In 2019, after a record-breaking fire season of 2018, Newsom ran his campaign for the governorship on the promise to improve the state’s fire prevention strategy, according to Fox News.
And yet, with 2020 now behind us, another record-breaking year for wildfires, it seems Newsom has done anything but what he said.
In a recent statement, Newsom predicted that this would be a bad year for fires in the state. And he’s not wrong. According to Cal Fire, 16,000 acres have already this year, and fire season has barely begun. Last year by this time, only 3,600 acres had burned.
Newsom has tried to blame this on the increase in climate change or global warming, claiming that the higher temperatures have created a “new reality” in the state.
Over 2 million acres have burned this year — SO FAR. We haven’t even hit “peak” fire season.
We do not have time to deny the reality of climate change. pic.twitter.com/kPb11yXprh
— Gavin Newsom (@GavinNewsom) September 8, 2020
According to a statement in 2019 obtained by Fox, he encouraged the residents of California to “step up and step in for our communities as we confront new and growing threats.” And in 2020, his message was much the same, saying that “climate change has profoundly impacted the reality that we’re experiencing.”
You’d think this would make Newsom want to “step up” as well when it comes to fire prevention.

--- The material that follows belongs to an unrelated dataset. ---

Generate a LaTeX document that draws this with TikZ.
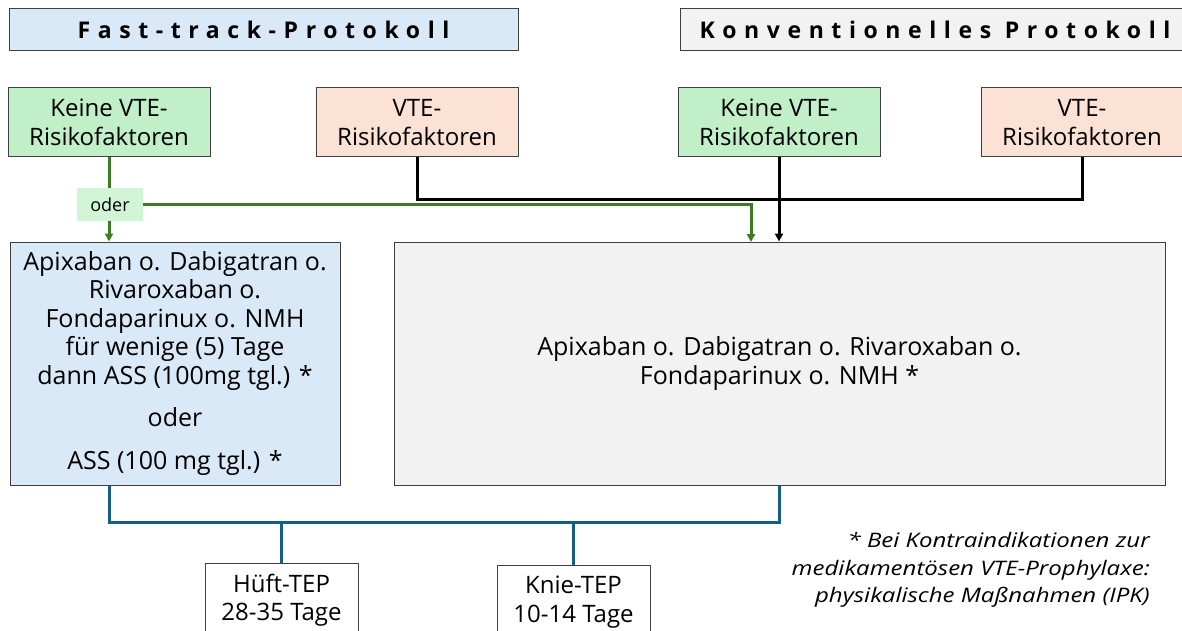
\documentclass[tikz,border=0pt]{standalone}
\usepackage{fontspec}
\setmainfont{Open Sans}
\newfontfamily\titlefont[LetterSpace=33,Ligatures=NoCommon]{Open Sans}
\newfontfamily\notefont[FakeStretch=1.2]{Open Sans}
\usetikzlibrary{arrows.meta}
\definecolor{bxgreen}{HTML}{C1F0C8}
\definecolor{bxorange}{HTML}{FBE2D5}
\definecolor{bxblue}{HTML}{DAE9F7}
\definecolor{bxgray}{HTML}{F2F2F2}
\definecolor{odergreen}{HTML}{D2F5D8}
\definecolor{lngreen}{HTML}{3A7D22}
\definecolor{lnblue}{HTML}{156082}
\definecolor{bord}{HTML}{404040}
\tikzset{
  box/.style={draw=bord, line width=1pt, rectangle, inner sep=0pt, align=center, text=black,
     font=\fontsize{24}{28.5}\selectfont},
  bigbox/.style={box, font=\fontsize{25}{28.5}\selectfont},
  ttl/.style={box, font=\titlefont\bfseries\fontsize{23}{26}\selectfont},
  glink/.style={draw=lngreen, line width=3pt},
  klink/.style={draw=black, line width=3pt},
  blink/.style={draw=lnblue, line width=3pt},
  tip/.style={-{Triangle[length=8pt,width=8pt]}},
}
\begin{document}
\begin{tikzpicture}[x=1pt,y=-1pt]
\useasboundingbox (0,0) rectangle (1182,631);
% titles
\node[ttl, fill=bxblue, minimum width=509pt, minimum height=42pt] (t1) at (263.5,29.5) {Fast-track-Protokoll};
\node[ttl, fill=bxgray, minimum width=510pt, minimum height=42pt] (t2) at (935,29.5) {Konventionelles Protokoll};
% risk boxes
\node[box, fill=bxgreen, minimum width=202pt, minimum height=69pt] (g1) at (109,122.5) {Keine VTE-\\Risikofaktoren};
\node[box, fill=bxorange, minimum width=202pt, minimum height=69pt] (o1) at (417,122.5) {VTE-\\Risikofaktoren};
\node[box, fill=bxgreen, minimum width=202pt, minimum height=69pt] (g2) at (779,122.5) {Keine VTE-\\Risikofaktoren};
\node[box, fill=bxorange, minimum width=202pt, minimum height=69pt] (o2) at (1082,122.5) {VTE-\\Risikofaktoren};
% oder label
\node[rectangle, fill=odergreen, minimum width=66pt, minimum height=33pt, inner sep=0pt,
  font=\fontsize{18}{20}\selectfont] (oder) at (110,204.5) {oder};
% treatment boxes
\node[bigbox, fill=bxblue, minimum width=330pt, minimum height=243pt] (L) at (175,363.5)
  {Apixaban o. Dabigatran o.\\Rivaroxaban o.\\Fondaparinux o. NMH\\für wenige (5) Tage\\dann ASS (100mg tgl.) *\\[14pt]oder\\[14pt]ASS (100 mg tgl.) *};
\node[bigbox, fill=bxgray, minimum width=771pt, minimum height=243pt] (R) at (779.5,363.5)
  {Apixaban o. Dabigatran o. Rivaroxaban o.\\Fondaparinux o. NMH *};
% duration boxes
\node[box, fill=white, minimum width=153pt, minimum height=74pt] (H) at (281.5,600) {Hüft-TEP\\28-35 Tage};
\node[box, fill=white, minimum width=153pt, minimum height=74pt] (K) at (573.5,602) {Knie-TEP\\10-14 Tage};
% footnote
\node[anchor=east, align=right, inner sep=0pt, font=\notefont\itshape\fontsize{20}{27.5}\selectfont] (fn) at (1150,570)
  {* Bei Kontraindikationen zur\\medikamentösen VTE-Prophylaxe:\\physikalische Maßnahmen (IPK)};
% helper coordinates
\coordinate (rg) at (751,242);
\coordinate (bk) at (0,199);
\coordinate (bl) at (0,522);
% green connectors
\draw[glink] (g1.south) -- (g1.south |- oder.north);
\draw[glink, tip] (g1.south |- oder.south) -- (g1.south |- L.north);
\draw[glink, tip] (oder.east) -| (rg);
% black connectors
\draw[klink] (o1.south) -- (o1.south |- bk) -| (o2.south);
\draw[klink, tip] (g2.south) -- (g2.south |- R.north);
% blue connectors
\draw[blink] (g1.south |- L.south) -- (g1.south |- bl) -- (R.south |- bl) -- (R.south);
\draw[blink] (H.north |- bl) -- (H.north);
\draw[blink] (K.north |- bl) -- (K.north);
\end{tikzpicture}
\end{document}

However, as a recent investigation by CapRadio and NPR’s California Newsroom just found out, Newsom has actually lied about the little fire prevention that he has done and cut funding to the rest.
According to a claim made by Newsom earlier in the year, California’s Department of Forestry and Fire Protection, affectionately known as Cal Fire, has treated some 90,000 acres so far this year, making them less vulnerable to wildfires. In reality, that number is only around 11,399 acres, based on data from the state.
To be clear, that’s an exaggeration of 690 percent.
But that’s far from the end of Newsom’s failures.
In addition, CapRadio reported that the liberal governor also dropped Cal Fire’s fuel reduction output “by half in 2020, to levels below Gov. Jerry Brown’s final year in office. At the same time, Newsom slashed roughly $150 million from Cal Fire’s wildfire prevention budget.”
No wonder 2020 broke all previous wildfire records, burning some 4.3 million acres to the ground. It is noted that this is twice the number of acres burned in 2018, the last record-holding year.
And, as I mentioned before, this year is expected to be much worse, thanks in large part to Newsom’s complete ignorance of the problem at hand or how to handle it. As Meteorologist Dre Tuma from KABC-TV says, 40 percent of the state is already in what is called an “exceptional drought” stage, which is the worst possible category.
As former San Diego Mayor Kevin Faulconer says, “Fire season is fast approaching, and Gavin Newsom has left us woefully unprepared for the dangers to come.”
Yep, I’d say if you can’t even handle fire prevention in a state known all too well for its wildfires, you have no business in leadership. And apparently, the rest of the state agrees.